As part of the research project "ExSaZell - Efficiency and Performance Enhancement of Thermoplastic

Honeycomb Cores through Innovative, Extrusion-Based, Foamed Cellular Wall Systems with Sandwich

Structure," an innovative three-layer cellular wall was developed in collaboration with the Kunststoff-

Zentrum in Leipzig and HTWK Leipzig. This development is based on the extrusion of thermoplastic

polymer polypropylene into a multi-layer flat film followed by a process of thermoforming into

honeycomb cores. The structured cellular wall comprises of two solid outer layers and a lower density

inner layer, as shown in Fig. 1. The application of this method has resulted in significant improvements

in stiffness and mechanical strength under compressive loads, making it particularly advantageous for

lightweight construction applications.

The foamed inner layer plays a crucial role by contributing to the overall density reduction of the cellular

wall, thus enabling cellular walls with an increased cross-sectional area at a constant weight. This

increase in wall thickness results in a simultaneous rise in buckling stiffness, delaying the onset of

buckling failure as the primary failure mechanism of honeycomb cores under shear and compressive

loads. Initial industrial trials demonstrated that the flatwise compressive strength, a critical performance

metric for honeycomb cores, was increased by 21.8 % compared to a mono-layer structure at

comparable honeycomb core density [1]. The internal cellular structuring was achieved by adding a

chemical blowing agent and nucleation to the base granulate of the inner layer. The concept creation

and production trials conducted by ThermHex were supported by FEM simulations in collaboration with

project partner HTWK Leipzig as well as morphological and mechanical investigations by KUZ Leipzig.
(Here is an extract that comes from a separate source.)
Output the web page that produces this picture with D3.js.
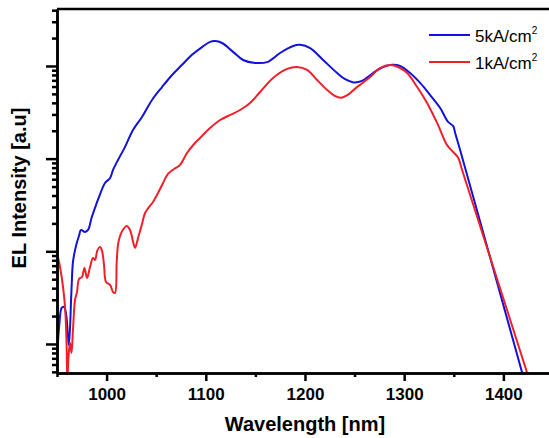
<!DOCTYPE html>
<html>
<head>
<meta charset="utf-8">
<script src="https://cdn.jsdelivr.net/npm/d3@7"></script>
<style>
  body { margin: 0; background: #fff; }
  text { font-family: Arial, "Liberation Sans", sans-serif; }
  .ejes path, .ejes line { stroke: #000; stroke-width: 2.5; }
  .ejes text { font-size: 17px; font-weight: bold; fill: #000; }
  .labels { font-size: 20px; font-weight: bold; fill: #000; }
  .leyenda { font-size: 17px; fill: #000; }
</style>
</head>
<body>
<div id="graf"></div>
<script>
// 5 kA/cm2
const wl5 = [950, 952.3, 954.7, 957, 959, 961.4, 962.1, 964.6, 966.1, 968.2, 970.2, 972.2, 974.2, 978.2, 981.3,
  984.8, 988.3, 991.6, 998.4, 1003.5, 1006.5, 1011.5, 1018.6, 1026.6, 1035.7, 1045.8, 1055.9, 1066, 1076.1,
  1086.1, 1096.2, 1104.3, 1109.3, 1116.4, 1127.5, 1137.6, 1149.7, 1161.8, 1174.9, 1188, 1195.1, 1205.2,
  1218.3, 1232.4, 1240.5, 1249, 1257.5, 1264.7, 1270.7, 1278.8, 1287.9, 1295.9, 1306, 1316.1, 1326.2, 1336.3,
  1344.3, 1349.4, 1351.4, 1356.4, 1419]
const el5 = [7.06e-4, 1.6e-3, 2.45e-3, 2.51e-3, 2.16e-3, 1.1e-3, 9.75e-4, 3.83e-3, 7.67e-3, 1.03e-2, 1.26e-2,
  1.47e-2, 1.7e-2, 1.62e-2, 1.7e-2, 2.29e-2, 2.94e-2, 3.67e-2, 5.46e-2, 6.18e-2, 7.55e-2, 9.68e-2, 0.134,
  0.204, 0.282, 0.43, 0.593, 0.8, 1.03, 1.32, 1.6, 1.82, 1.86, 1.77, 1.42, 1.16, 1.08, 1.1, 1.38, 1.64, 1.69,
  1.56, 1.16, 0.839, 0.72, 0.665, 0.69, 0.78, 0.87, 0.975, 1.03, 1.0, 0.839, 0.656, 0.486, 0.352, 0.249, 0.225,
  0.189, 0.124, 4.86e-4]

// 1 kA/cm2
const wl1 = [950, 952.3, 954.7, 956.4, 958.1, 959.1, 959.8, 960.4, 961.6, 963.1, 964.6, 966.1, 968.2, 970.2,
  972.2, 975.2, 977.7, 980.3, 983.3, 986.3, 988.3, 990.8, 993.4, 995.4, 997.4, 999.4, 1003.5, 1006.5, 1008.5,
  1010.2, 1011.8, 1015.3, 1020.3, 1023.6, 1027, 1028.7, 1032, 1035.4, 1038.8, 1042.1, 1046.8, 1051.9, 1056.9,
  1061.9, 1068, 1074, 1081.1, 1088.2, 1094.2, 1104.3, 1114.4, 1124.5, 1134.6, 1144.6, 1154.7, 1167.8, 1182,
  1192, 1202.1, 1212.2, 1222.3, 1229.5, 1236.5, 1243.5, 1250.6, 1257.6, 1265.7, 1275.8, 1285.8, 1293.9, 1303,
  1313.1, 1323.1, 1333.2, 1343.3, 1349.4, 1354.4, 1358.4, 1424]
const el1 = [9.59e-3, 7.48e-3, 5.28e-3, 3.83e-3, 2.51e-3, 1.53e-3, 8.61e-4, 4.09e-4, 7.24e-4, 1.03e-3, 8.0e-4,
  1.42e-3, 2.99e-3, 3.64e-3, 5.03e-3, 5.28e-3, 6.61e-3, 5.15e-3, 6.78e-3, 8.47e-3, 8.07e-3, 1.03e-2, 1.11e-2,
  1.01e-2, 7.12e-3, 4.67e-3, 4.33e-3, 3.64e-3, 3.55e-3, 7.67e-3, 1.23e-2, 1.62e-2, 1.88e-2, 1.7e-2, 1.23e-2,
  1.09e-2, 1.43e-2, 1.92e-2, 2.59e-2, 2.94e-2, 3.41e-2, 4.27e-2, 5.46e-2, 6.84e-2, 7.74e-2, 8.55e-2, 0.115,
  0.144, 0.167, 0.214, 0.261, 0.296, 0.335, 0.399, 0.524, 0.742, 0.929, 0.975, 0.906, 0.706, 0.551, 0.48,
  0.455, 0.49, 0.57, 0.65, 0.76, 0.951, 1.026, 0.975, 0.839, 0.593, 0.399, 0.243, 0.14, 0.118, 0.102, 7.55e-2,
  4.86e-4]

const xTicks = [1000, 1100, 1200, 1300, 1400]
const xMinor = [950, 1050, 1150, 1250, 1350]
const yTicks = [1e-3, 1e-2, 1e-1, 1]
const series = ["5kA/cm", "1kA/cm"]
const colores = ["#1212d8", "#f0202a"]

const graf = d3.select("#graf")
const margins = { left: 57, top: 9, right: 0, bottom: 65 }
const anchoTotal = 549
const altoTotal = 438
const ancho = anchoTotal - margins.left - margins.right
const alto = altoTotal - margins.top - margins.bottom

const svg = graf.append("svg")
  .attr("width", anchoTotal)
  .attr("height", altoTotal)

const g = svg.append("g")
  .attr("transform", `translate(${margins.left}, ${margins.top})`)

g.append("clipPath")
  .attr("id", "clip")
  .append("rect")
  .attr("width", ancho)
  .attr("height", alto)

const x = d3.scaleLinear().domain([950, 1446]).range([0, ancho])
const y = d3.scaleLog().domain([4.86e-4, 4.12]).range([alto, 0])

const yMinor = []
yTicks.concat([1e-4]).forEach((b) => {
  for (let k = 2; k <= 9; k++) {
    const v = b * k
    if (v >= y.domain()[0] && v <= y.domain()[1]) yMinor.push(v)
  }
})

const line = d3.line()
  .x((d) => x(d[0]))
  .y((d) => y(d[1]))
  .curve(d3.curveCatmullRom.alpha(0.5))

const datos = [d3.zip(wl5, el5), d3.zip(wl1, el1)]

g.selectAll("path.serie")
  .data(datos)
  .enter()
  .append("path")
  .attr("class", "serie")
  .attr("d", line)
  .attr("fill", "none")
  .attr("stroke", (d, i) => colores[i])
  .attr("stroke-width", 2)
  .attr("clip-path", "url(#clip)")

// ejes
g.append("g")
  .attr("class", "ejes")
  .attr("transform", `translate(0, ${alto})`)
  .call(d3.axisBottom(x).tickValues(xMinor).tickSize(4).tickSizeOuter(0).tickFormat(""))
g.append("g")
  .attr("class", "ejes")
  .attr("transform", `translate(0, ${alto})`)
  .call(d3.axisBottom(x).tickValues(xTicks).tickSize(8).tickPadding(7).tickSizeOuter(0).tickFormat(d3.format("d")))

g.append("g")
  .attr("class", "ejes")
  .call(d3.axisLeft(y).tickValues(yMinor).tickSize(5).tickSizeOuter(0).tickFormat(""))
g.append("g")
  .attr("class", "ejes")
  .call(d3.axisLeft(y).tickValues(yTicks).tickSize(11).tickSizeOuter(0).tickFormat(""))

g.append("line")
  .attr("x1", 0)
  .attr("x2", ancho)
  .attr("y1", 0)
  .attr("y2", 0)
  .attr("stroke", "#000")
  .attr("stroke-width", 2.5)

g.append("text")
  .attr("x", 305 - margins.left)
  .attr("y", 431 - margins.top)
  .attr("text-anchor", "middle")
  .attr("class", "labels")
  .text("Wavelength [nm]")

g.append("g")
  .attr("transform", `translate(${26 - margins.left}, ${188 - margins.top})`)
  .append("text")
  .attr("transform", "rotate(-90)")
  .attr("text-anchor", "middle")
  .attr("class", "labels")
  .text("EL Intensity [a.u]")

// leyenda
const leyenda = svg.selectAll("g.item")
  .data(series)
  .enter()
  .append("g")
  .attr("class", "item")
  .attr("transform", (d, i) => `translate(429, ${35 + i * 27})`)

leyenda.append("line")
  .attr("x1", 0)
  .attr("x2", 41)
  .attr("stroke", (d, i) => colores[i])
  .attr("stroke-width", 2)

const txt = leyenda.append("text")
  .attr("x", 46)
  .attr("y", 7)
  .attr("class", "leyenda")
txt.append("tspan").text((d) => d)
txt.append("tspan")
  .attr("dy", -8)
  .attr("font-size", 10)
  .text("2")
</script>
</body>
</html>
The results obtained thus far indicate that the optimized sandwich structure has the potential to replace

conventional materials in various industrial applications, particularly in the automotive and aerospace

industries. The improved energy efficiency during honeycomb core production and the resulting

reduction in manufacturing costs underscore the economic and ecological benefits of this innovative

material solution as well as the potential for optimal resource-efficiency in use phase of parts based on

this innovative technology.